(Task statement): Return all of the data exactly as written, without the pictures.

(Data extract):
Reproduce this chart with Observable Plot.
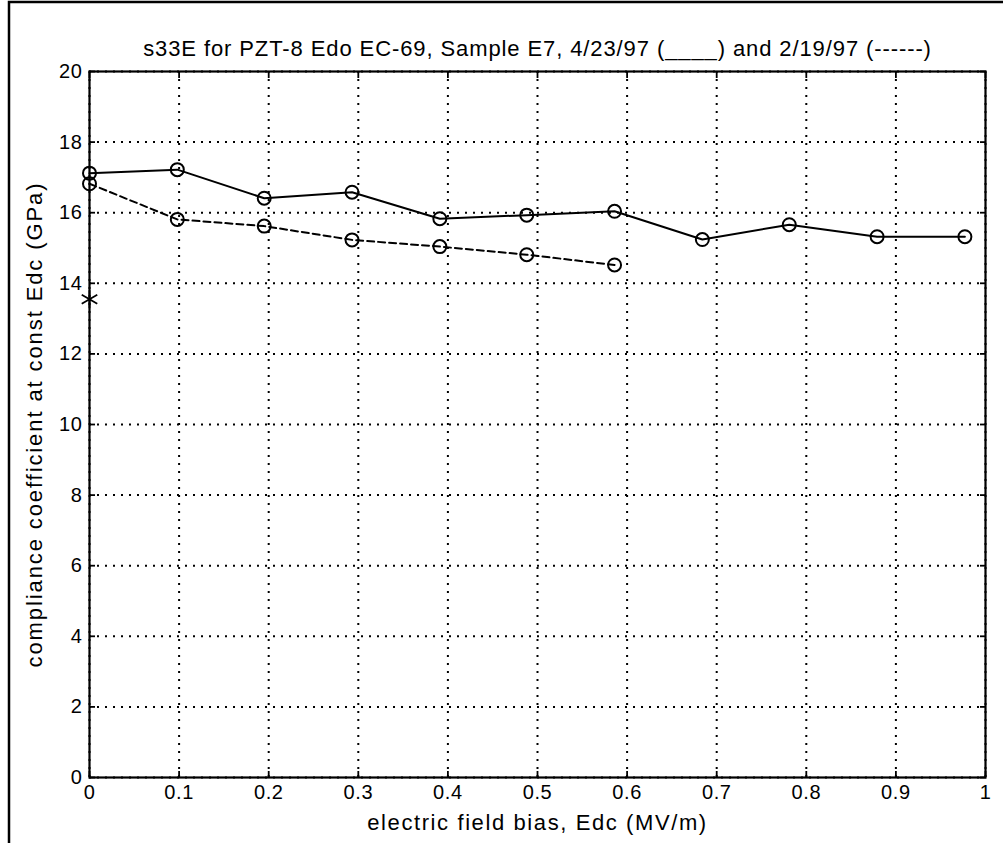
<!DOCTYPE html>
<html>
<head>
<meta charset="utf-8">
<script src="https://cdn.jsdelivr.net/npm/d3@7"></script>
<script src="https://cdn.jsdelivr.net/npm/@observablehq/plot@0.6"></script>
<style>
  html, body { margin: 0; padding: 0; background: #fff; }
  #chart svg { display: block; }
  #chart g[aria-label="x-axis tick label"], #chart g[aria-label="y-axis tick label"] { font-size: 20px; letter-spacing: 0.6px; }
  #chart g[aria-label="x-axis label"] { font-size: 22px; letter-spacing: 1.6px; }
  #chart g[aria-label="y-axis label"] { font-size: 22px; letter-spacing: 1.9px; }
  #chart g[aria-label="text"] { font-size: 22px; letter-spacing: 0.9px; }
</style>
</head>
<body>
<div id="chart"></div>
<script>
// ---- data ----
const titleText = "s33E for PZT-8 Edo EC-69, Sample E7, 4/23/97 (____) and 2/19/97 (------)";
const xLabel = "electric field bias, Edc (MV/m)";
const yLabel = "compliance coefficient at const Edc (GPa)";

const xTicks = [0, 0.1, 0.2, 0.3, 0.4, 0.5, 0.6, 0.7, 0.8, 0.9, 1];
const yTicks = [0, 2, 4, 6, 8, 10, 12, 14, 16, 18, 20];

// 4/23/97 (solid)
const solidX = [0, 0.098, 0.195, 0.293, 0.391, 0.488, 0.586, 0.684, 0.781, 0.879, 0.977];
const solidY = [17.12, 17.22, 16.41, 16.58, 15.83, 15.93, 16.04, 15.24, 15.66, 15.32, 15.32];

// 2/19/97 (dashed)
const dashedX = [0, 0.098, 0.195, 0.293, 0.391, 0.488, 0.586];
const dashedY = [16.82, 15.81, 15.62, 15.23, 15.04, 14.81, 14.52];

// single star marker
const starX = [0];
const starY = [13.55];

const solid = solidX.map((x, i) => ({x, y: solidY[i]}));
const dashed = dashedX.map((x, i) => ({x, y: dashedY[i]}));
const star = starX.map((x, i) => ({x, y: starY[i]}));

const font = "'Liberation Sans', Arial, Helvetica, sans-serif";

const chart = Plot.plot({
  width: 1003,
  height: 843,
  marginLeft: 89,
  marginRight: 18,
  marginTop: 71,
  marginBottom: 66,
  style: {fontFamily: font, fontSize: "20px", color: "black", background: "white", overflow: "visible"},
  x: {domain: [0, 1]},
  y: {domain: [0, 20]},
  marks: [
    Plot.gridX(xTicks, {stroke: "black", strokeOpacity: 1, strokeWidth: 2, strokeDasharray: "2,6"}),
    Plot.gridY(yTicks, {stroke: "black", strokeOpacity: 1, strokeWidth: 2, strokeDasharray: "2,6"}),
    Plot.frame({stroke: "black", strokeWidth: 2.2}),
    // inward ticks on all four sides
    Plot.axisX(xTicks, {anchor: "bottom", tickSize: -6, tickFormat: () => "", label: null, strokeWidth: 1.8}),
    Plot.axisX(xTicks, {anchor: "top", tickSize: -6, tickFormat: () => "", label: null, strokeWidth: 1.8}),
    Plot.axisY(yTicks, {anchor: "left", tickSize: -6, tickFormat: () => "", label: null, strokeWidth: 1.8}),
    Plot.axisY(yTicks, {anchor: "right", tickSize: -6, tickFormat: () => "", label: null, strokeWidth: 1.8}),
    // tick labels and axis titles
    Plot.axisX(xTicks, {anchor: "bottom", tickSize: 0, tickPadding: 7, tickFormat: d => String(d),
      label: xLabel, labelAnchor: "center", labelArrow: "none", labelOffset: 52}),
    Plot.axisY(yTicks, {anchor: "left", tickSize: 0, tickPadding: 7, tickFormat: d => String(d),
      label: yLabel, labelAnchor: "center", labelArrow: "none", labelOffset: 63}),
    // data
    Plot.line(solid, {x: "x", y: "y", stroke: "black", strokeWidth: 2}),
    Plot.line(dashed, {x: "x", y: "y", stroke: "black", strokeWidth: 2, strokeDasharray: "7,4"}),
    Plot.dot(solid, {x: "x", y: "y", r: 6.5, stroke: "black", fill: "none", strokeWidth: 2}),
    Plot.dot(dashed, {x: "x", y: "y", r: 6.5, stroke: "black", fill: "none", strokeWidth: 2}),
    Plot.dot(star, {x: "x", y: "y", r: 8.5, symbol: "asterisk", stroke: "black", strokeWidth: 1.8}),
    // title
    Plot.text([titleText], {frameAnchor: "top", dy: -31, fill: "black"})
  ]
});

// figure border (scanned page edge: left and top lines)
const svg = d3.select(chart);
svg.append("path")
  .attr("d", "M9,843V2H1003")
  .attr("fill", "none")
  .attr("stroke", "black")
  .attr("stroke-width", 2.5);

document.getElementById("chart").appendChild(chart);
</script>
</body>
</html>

(Response to the exercise):
Reproduce this chart with Observable Plot.
<!DOCTYPE html>
<html>
<head>
<meta charset="utf-8">
<script src="https://cdn.jsdelivr.net/npm/d3@7"></script>
<script src="https://cdn.jsdelivr.net/npm/@observablehq/plot@0.6"></script>
<style>
  html, body { margin: 0; padding: 0; background: #fff; }
  #chart svg { display: block; }
  #chart g[aria-label="x-axis tick label"], #chart g[aria-label="y-axis tick label"] { font-size: 20px; letter-spacing: 0.6px; }
  #chart g[aria-label="x-axis label"] { font-size: 22px; letter-spacing: 1.6px; }
  #chart g[aria-label="y-axis label"] { font-size: 22px; letter-spacing: 1.9px; }
  #chart g[aria-label="text"] { font-size: 22px; letter-spacing: 0.9px; }
</style>
</head>
<body>
<div id="chart"></div>
<script>
// ---- data ----
const titleText = "s33E for PZT-8 Edo EC-69, Sample E7, 4/23/97 (____) and 2/19/97 (------)";
const xLabel = "electric field bias, Edc (MV/m)";
const yLabel = "compliance coefficient at const Edc (GPa)";

const xTicks = [0, 0.1, 0.2, 0.3, 0.4, 0.5, 0.6, 0.7, 0.8, 0.9, 1];
const yTicks = [0, 2, 4, 6, 8, 10, 12, 14, 16, 18, 20];

// 4/23/97 (solid)
const solidX = [0, 0.098, 0.195, 0.293, 0.391, 0.488, 0.586, 0.684, 0.781, 0.879, 0.977];
const solidY = [17.12, 17.22, 16.41, 16.58, 15.83, 15.93, 16.04, 15.24, 15.66, 15.32, 15.32];

// 2/19/97 (dashed)
const dashedX = [0, 0.098, 0.195, 0.293, 0.391, 0.488, 0.586];
const dashedY = [16.82, 15.81, 15.62, 15.23, 15.04, 14.81, 14.52];

// single star marker
const starX = [0];
const starY = [13.55];

const solid = solidX.map((x, i) => ({x, y: solidY[i]}));
const dashed = dashedX.map((x, i) => ({x, y: dashedY[i]}));
const star = starX.map((x, i) => ({x, y: starY[i]}));

const font = "'Liberation Sans', Arial, Helvetica, sans-serif";

const chart = Plot.plot({
  width: 1003,
  height: 843,
  marginLeft: 89,
  marginRight: 18,
  marginTop: 71,
  marginBottom: 66,
  style: {fontFamily: font, fontSize: "20px", color: "black", background: "white", overflow: "visible"},
  x: {domain: [0, 1]},
  y: {domain: [0, 20]},
  marks: [
    Plot.gridX(xTicks, {stroke: "black", strokeOpacity: 1, strokeWidth: 2, strokeDasharray: "2,6"}),
    Plot.gridY(yTicks, {stroke: "black", strokeOpacity: 1, strokeWidth: 2, strokeDasharray: "2,6"}),
    Plot.frame({stroke: "black", strokeWidth: 2.2}),
    // inward ticks on all four sides
    Plot.axisX(xTicks, {anchor: "bottom", tickSize: -6, tickFormat: () => "", label: null, strokeWidth: 1.8}),
    Plot.axisX(xTicks, {anchor: "top", tickSize: -6, tickFormat: () => "", label: null, strokeWidth: 1.8}),
    Plot.axisY(yTicks, {anchor: "left", tickSize: -6, tickFormat: () => "", label: null, strokeWidth: 1.8}),
    Plot.axisY(yTicks, {anchor: "right", tickSize: -6, tickFormat: () => "", label: null, strokeWidth: 1.8}),
    // tick labels and axis titles
    Plot.axisX(xTicks, {anchor: "bottom", tickSize: 0, tickPadding: 7, tickFormat: d => String(d),
      label: xLabel, labelAnchor: "center", labelArrow: "none", labelOffset: 52}),
    Plot.axisY(yTicks, {anchor: "left", tickSize: 0, tickPadding: 7, tickFormat: d => String(d),
      label: yLabel, labelAnchor: "center", labelArrow: "none", labelOffset: 63}),
    // data
    Plot.line(solid, {x: "x", y: "y", stroke: "black", strokeWidth: 2}),
    Plot.line(dashed, {x: "x", y: "y", stroke: "black", strokeWidth: 2, strokeDasharray: "7,4"}),
    Plot.dot(solid, {x: "x", y: "y", r: 6.5, stroke: "black", fill: "none", strokeWidth: 2}),
    Plot.dot(dashed, {x: "x", y: "y", r: 6.5, stroke: "black", fill: "none", strokeWidth: 2}),
    Plot.dot(star, {x: "x", y: "y", r: 8.5, symbol: "asterisk", stroke: "black", strokeWidth: 1.8}),
    // title
    Plot.text([titleText], {frameAnchor: "top", dy: -31, fill: "black"})
  ]
});

// figure border (scanned page edge: left and top lines)
const svg = d3.select(chart);
svg.append("path")
  .attr("d", "M9,843V2H1003")
  .attr("fill", "none")
  .attr("stroke", "black")
  .attr("stroke-width", 2.5);

document.getElementById("chart").appendChild(chart);
</script>
</body>
</html>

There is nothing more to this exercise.